在政治构成上,自由国际主义主要聚集在民主党的大旗之下,形成了一个无处不在的外交政策权势集团,并主要通过“旋转门”机制,对美国外交政策的制订和执行发挥着巨大而深刻的作用。这个“旋转门”机制主要由三部分组成:一是政府,二是企业,三是大学、智库、战略咨询机构。推动这个“旋转门”运转的,是华尔街资本(以及大公司)所支撑的形形色色的基金会。不同背景但相互联系的外交精英界常青树,是“旋转门”机制的不可或缺的润滑剂,他们连接不同世代和不同行业,组成了一个错综复杂而又运行通畅的、政治立场上志同道合的、利益上休戚与共的外交精英网络。在后冷战时代,这是一个以希拉里·克林顿为核心的圈子。无论民主党执政还是在野,自由国际主义势力都保持着密切联系,同声应气,相互支持,不断通过后台智库、战略咨询机构、大学、媒体平台积极活动,一边为本党执政或东山再起组织筹划,收拢和储备人力资源,一边进行战略擘画,不断提出各种政策报告,向国内外推销其政策主张。
四、自由国际主义理论与美国对外政策趋势
在拜登政府国家安全及外交团队的高级成员中,绝大多数都拥有外交政策权势集团的背景,而作为自由国际主义重要思想基地的民主党后台智库和大学,又在其中占据着极大的比例。这表明,自由国际主义精英无时无刻地通过“旋转门”机制左右着当今美国对外政策的制订和执行。在特朗普冲击及美国内外政策双双受挫的情况下,自由国际主义阵营经过全面而深刻的反省,进一步调整对外政策指导思想和优先议程,其结果是拜登政府的“中产阶级外交”政策。这在一定程度上表明,在自由国际主义阵营内部,温和派愈益取代激进派而开始主导美国对外政策的目标和议程。

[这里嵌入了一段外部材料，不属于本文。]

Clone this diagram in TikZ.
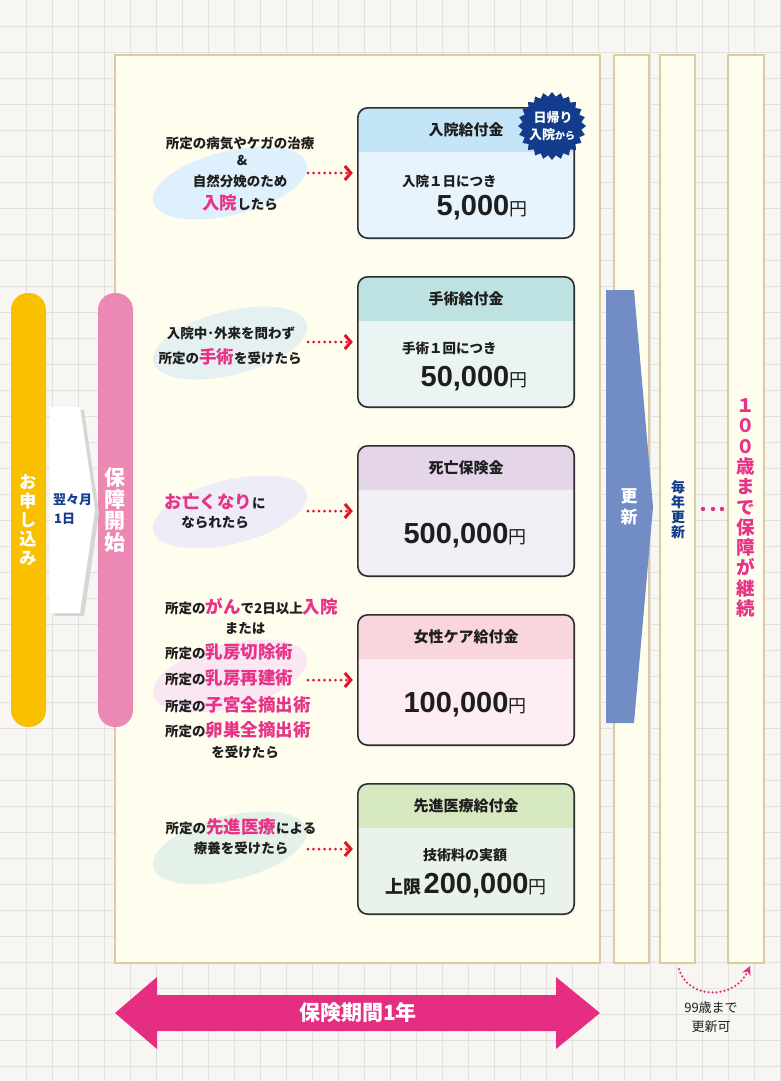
\documentclass[tikz,border=0pt]{standalone}
\usepackage{fontspec}
\setmainfont{Noto Sans CJK JP}
\newfontfamily\numf{Liberation Sans}
\usetikzlibrary{arrows.meta,shapes.geometric}
\definecolor{bggrid}{RGB}{247,246,243}
\definecolor{gridln}{RGB}{226,225,221}
\definecolor{cream}{RGB}{255,253,238}
\definecolor{tanb}{RGB}{220,203,162}
\definecolor{ink}{RGB}{30,30,30}
\definecolor{hl}{RGB}{230,50,135}
\definecolor{navy}{RGB}{20,60,140}
\definecolor{arrred}{RGB}{222,18,40}
\definecolor{yel}{RGB}{249,192,0}
\definecolor{pinkbar}{RGB}{236,136,180}
\definecolor{bluearr}{RGB}{114,140,198}
\definecolor{bigpink}{RGB}{229,46,130}
\definecolor{shadowg}{RGB}{214,214,212}
\definecolor{boxline}{RGB}{45,45,45}
\definecolor{hA}{RGB}{196,228,248}\definecolor{bA}{RGB}{232,244,253}
\definecolor{hB}{RGB}{190,226,226}\definecolor{bB}{RGB}{234,244,243}
\definecolor{hC}{RGB}{228,214,232}\definecolor{bC}{RGB}{241,238,246}
\definecolor{hD}{RGB}{248,214,220}\definecolor{bD}{RGB}{253,236,243}
\definecolor{hE}{RGB}{214,232,192}\definecolor{bE}{RGB}{233,243,233}
\definecolor{eA}{RGB}{222,240,252}
\definecolor{eB}{RGB}{229,241,241}
\definecolor{eC}{RGB}{238,236,247}
\definecolor{eD}{RGB}{251,231,242}
\definecolor{eE}{RGB}{227,241,232}
\newcommand\setfs[1]{\fontsize{#1}{#1}\selectfont}
\newcommand\pk[1]{{\color{hl}\setfs{17.5}#1}}
\newcommand\yen[1]{{\numf\bfseries\setfs{29}#1}{\setfs{18}円}}
\tikzset{
  panel/.style={fill=cream, draw=tanb, line width=2.2pt},
  lbl/.style={inner sep=0pt, text=ink, font=\bfseries\setfs{13.5}},
  hdrtext/.style={inner sep=0pt, text=ink, font=\bfseries\setfs{15}},
  valtext/.style={inner sep=0pt, text=ink, anchor=base},
  boxbody/.style={inner sep=0pt, minimum width=216pt, minimum height=130pt},
  boxframe/.style={draw=boxline, line width=1.6pt, rounded corners=10pt},
  redarrow/.style={draw=arrred, line width=3pt, dash pattern=on 0pt off 5.5pt, line cap=round,
     -{Straight Barb[length=6pt,width=14pt,line width=3pt]}, shorten >=5pt},
  pinkdots/.style={draw=bigpink, line width=2.5pt, dash pattern=on 0pt off 4pt, line cap=round,
     -{Stealth[length=9pt,width=9pt]}},
  vtext/.style={inner sep=0pt, align=center},
}
\newcommand\benefitbox[5]{%
  \node[boxbody, fill=#4] (#1) at (466,#2+65) {};
  \begin{scope}
    \clip[rounded corners=10pt] (358,#2) rectangle (574,#2+130);
    \fill[#3] (358,#2) rectangle (574,#2+44);
  \end{scope}
  \draw[boxframe] (#1.north west) rectangle (#1.south east);
  \node[hdrtext] (#1h) at (466,#2+22) {#5};
}
\begin{document}
\begin{tikzpicture}[x=1pt,y=-1pt]
\useasboundingbox (0,0) rectangle (780,1081);
\fill[bggrid] (0,0) rectangle (780,1081);
\foreach \i in {1,...,30} \draw[gridln, line width=0.8pt] (26*\i,0) -- (26*\i,1081);
\foreach \j in {1,...,41} \draw[gridln, line width=0.8pt] (0,26*\j) -- (780,26*\j);

% panels
\draw[panel] (115,55) rectangle (600,963);
\draw[panel] (614,55) rectangle (649,963);
\draw[panel] (660,55) rectangle (695,963);
\draw[panel] (728,55) rectangle (764,963);

% left bars
\node[fill=yel, rounded corners=17pt, minimum width=35pt, minimum height=434pt, inner sep=0pt] (apply) at (28.5,510) {};
\node[fill=pinkbar, rounded corners=17pt, minimum width=35pt, minimum height=434pt, inner sep=0pt] (start) at (115.5,510) {};
\fill[shadowg] (54,410) -- (84,410) -- (99,513) -- (84,616) -- (54,616) -- cycle;
\fill[white] (50,407) -- (80,407) -- (95,510) -- (80,613) -- (50,613) -- cycle;
\node[vtext, text=white, font=\bfseries\fontsize{17}{19}\selectfont] (applyt) at (28,520) {お\\申\\し\\込\\み};
\node[vtext, text=white, font=\bfseries\fontsize{21}{21.5}\selectfont] (startt) at (115,510) {保\\障\\開\\始};
\node[inner sep=0pt, anchor=west, text=navy, font=\bfseries\setfs{13}] (nm1) at (53,500) {翌々月};
\node[inner sep=0pt, anchor=west, text=navy, font=\bfseries\setfs{13}] (nm2) at (54,519) {1日};

% renewal arrow
\fill[bluearr] (606,290) -- (634,290) -- (653,507) -- (634,723) -- (606,723) -- cycle;
\node[vtext, text=white, font=\bfseries\fontsize{17}{21}\selectfont] (renew) at (629,507) {更\\新};
\node[vtext, text=navy, font=\bfseries\fontsize{14}{15}\selectfont] (yearly) at (678,510) {毎\\年\\更\\新};
\foreach \x in {703,713,722} \fill[bigpink] (\x,509) circle (2.2pt);
\node[vtext, text=hl, font=\bfseries\fontsize{18.5}{20.3}\selectfont] (hundred) at (746,508) {１\\０\\０\\歳\\ま\\で\\保\\障\\が\\継\\続};

% ellipses
\foreach \y/\c in {183/eA,343/eB,512/eC,676/eD,848/eE}
  \fill[\c, rotate around={14:(230,\y)}] (230,\y) ellipse [x radius=79pt, y radius=32pt];

% left texts
\node[lbl] (t1a) at (240,143) {所定の病気やケガの治療};
\node[lbl] (t1b) at (242,160) {\&};
\node[lbl] (t1c) at (240,181) {自然分娩のため};
\node[lbl] (t1d) at (240,203) {\pk{入院}したら};
\node[lbl] (t2a) at (231,333) {入院中･外来を問わず};
\node[lbl] (t2b) at (230,357) {所定の\pk{手術}を受けたら};
\node[lbl] (t3a) at (215,502) {\pk{お亡くなり}に};
\node[lbl] (t3b) at (215,523) {なられたら};
\node[lbl, anchor=west] (t4a) at (165,607) {所定の\pk{がん}で2日以上\pk{入院}};
\node[lbl] (t4b) at (245,628) {または};
\node[lbl, anchor=west] (t4c) at (165,652) {所定の\pk{乳房切除術}};
\node[lbl, anchor=west] (t4d) at (165,678) {所定の\pk{乳房再建術}};
\node[lbl, anchor=west] (t4e) at (165,705) {所定の\pk{子宮全摘出術}};
\node[lbl, anchor=west] (t4f) at (165,730) {所定の\pk{卵巣全摘出術}};
\node[lbl] (t4g) at (245,752) {を受けたら};
\node[lbl] (t5a) at (241,827) {所定の\pk{先進医療}による};
\node[lbl] (t5b) at (241,848) {療養を受けたら};

% boxes
\benefitbox{bx1}{108}{hA}{bA}{入院給付金}
\benefitbox{bx2}{277}{hB}{bB}{手術給付金}
\benefitbox{bx3}{446}{hC}{bC}{死亡保険金}
\benefitbox{bx4}{615}{hD}{bD}{女性ケア給付金}
\benefitbox{bx5}{784}{hE}{bE}{先進医療給付金}

\node[lbl, anchor=west] (v1a) at (402,181) {入院１日につき};
\node[valtext] (v1b) at (482,215) {\yen{5,000}};
\node[lbl, anchor=west] (v2a) at (402,348) {手術１回につき};
\node[valtext] (v2b) at (474,386) {\yen{50,000}};
\node[valtext] (v3b) at (465,543) {\yen{500,000}};
\node[valtext] (v4b) at (465,712) {\yen{100,000}};
\node[lbl, font=\bfseries\setfs{14}] (v5a) at (465,855) {技術料の実額};
\node[valtext] (v5b) at (466,893) {{\bfseries\setfs{18}上限} \yen{200,000}};

% badge
\node[star, star points=24, star point ratio=1.15, minimum size=68pt, fill=navy, inner sep=0pt] (badge) at (552,126) {};
\node[inner sep=0pt, text=white, font=\bfseries\setfs{13}] (bd1) at (553,118) {日帰り};
\node[inner sep=0pt, text=white, font=\bfseries\setfs{13}] (bd2) at (552,135) {入院{\setfs{10}から}};

% red arrows
\coordinate (s1) at (308,173);
\coordinate (s2) at (308,342);
\coordinate (s3) at (308,511);
\coordinate (s4) at (308,680);
\coordinate (s5) at (308,849);
\draw[redarrow] (s1) -- (bx1.west);
\draw[redarrow] (s2) -- (bx2.west);
\draw[redarrow] (s3) -- (bx3.west);
\draw[redarrow] (s4) -- (bx4.west);
\draw[redarrow] (s5) -- (bx5.west);

% bottom period arrow
\fill[bigpink] (115,1013) -- (157,977) -- (157,995) -- (556,995) -- (556,977) -- (600,1013)
  -- (556,1049) -- (556,1031) -- (157,1031) -- (157,1049) -- cycle;
\node[inner sep=0pt, text=white, font=\bfseries\setfs{21}] (period) at (358,1013) {保険期間1年};

% renewal curve
\coordinate (cs) at (679,969);
\coordinate (ce) at (750,966);
\draw[pinkdots] (cs) .. controls (688,1000) and (735,1000) .. (ce);
\node[inner sep=0pt, text=ink, font=\setfs{13}] (u1) at (711,1008) {99歳まで};
\node[inner sep=0pt, text=ink, font=\setfs{13}] (u2) at (711,1027) {更新可};
\end{tikzpicture}
\end{document}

正在浮现的拜登政府对外战略及路线图,不仅体现了以上中产阶级外交政策报告,而且还在很大程度上表达了自由国际主义温和派长期以来的理论诉求和政策主张:一是坚持美国领导的“基于规则的”自由国际秩序,在具体议程上,表现为以美国为核心的西方民主价值观和军事联盟的小集团,诸如北约、美英澳联盟、美日同盟,以及民主十国、美日澳印四国机制,这就是自由国际主义派念兹在兹的美国领导下的民主安全共同体;二是主张美国主导的“有原则的”多边主义,集中表现在全球经济事务和全球治理领域,例如世界贸易组织及改革,以及双边及多边自由贸易协议、气候变化、核不扩散,全部要围绕美国利益及美国领导地位而展开;三是提出在重建强大而繁荣的美国经济基础上,建设和巩固美国军事力量超强地位,并进一步将美军力量调整部署到印太地区,以适应中美战略竞争这个当前和长远的核心目标。
历史和现实充分表明了自由国际主义的一致性、变化性以及两面性。拜登政府国家安全及外交团队坚定而务实,一方面会坚持美国大战略的一贯目标和重心,而这是自由国际主义和新保守主义的共识,或所谓的两党共识;另一方面会继承奥巴马主义的遗产,并结合特朗普政策的“必要”成份,以其战略视野、政治经验、专业能力、政策执行力,综合而灵活地运用各种资源和手段,推进美国对外政策议程,实现美国价值和利益。美国自由国际主义温和派和激进派是针对不同国际国内形势而交替发声并推进美国对外政策议程的;同时,无论是温和派还是激进派,他们在对外政策上也从来都是“做两手准备”的,他们并不是在“接触”和“强制”之间二选一的问题,而往往是在运用“接触”和“强制”手段的程度和侧重点上有所不同,其变化或摇摆的尺度,取决于具体情势和环境,取决于内部共识和分歧,取决于软硬两手准备的程度。未来一个时期,美国在重点关注国内经济社会建设的基础上,在对外战略上将致力于重建、维持和巩固一个美国领导下的、小规模的、高效率的西方民主安全联盟,在特定的重要问题或议程上采取战术进攻。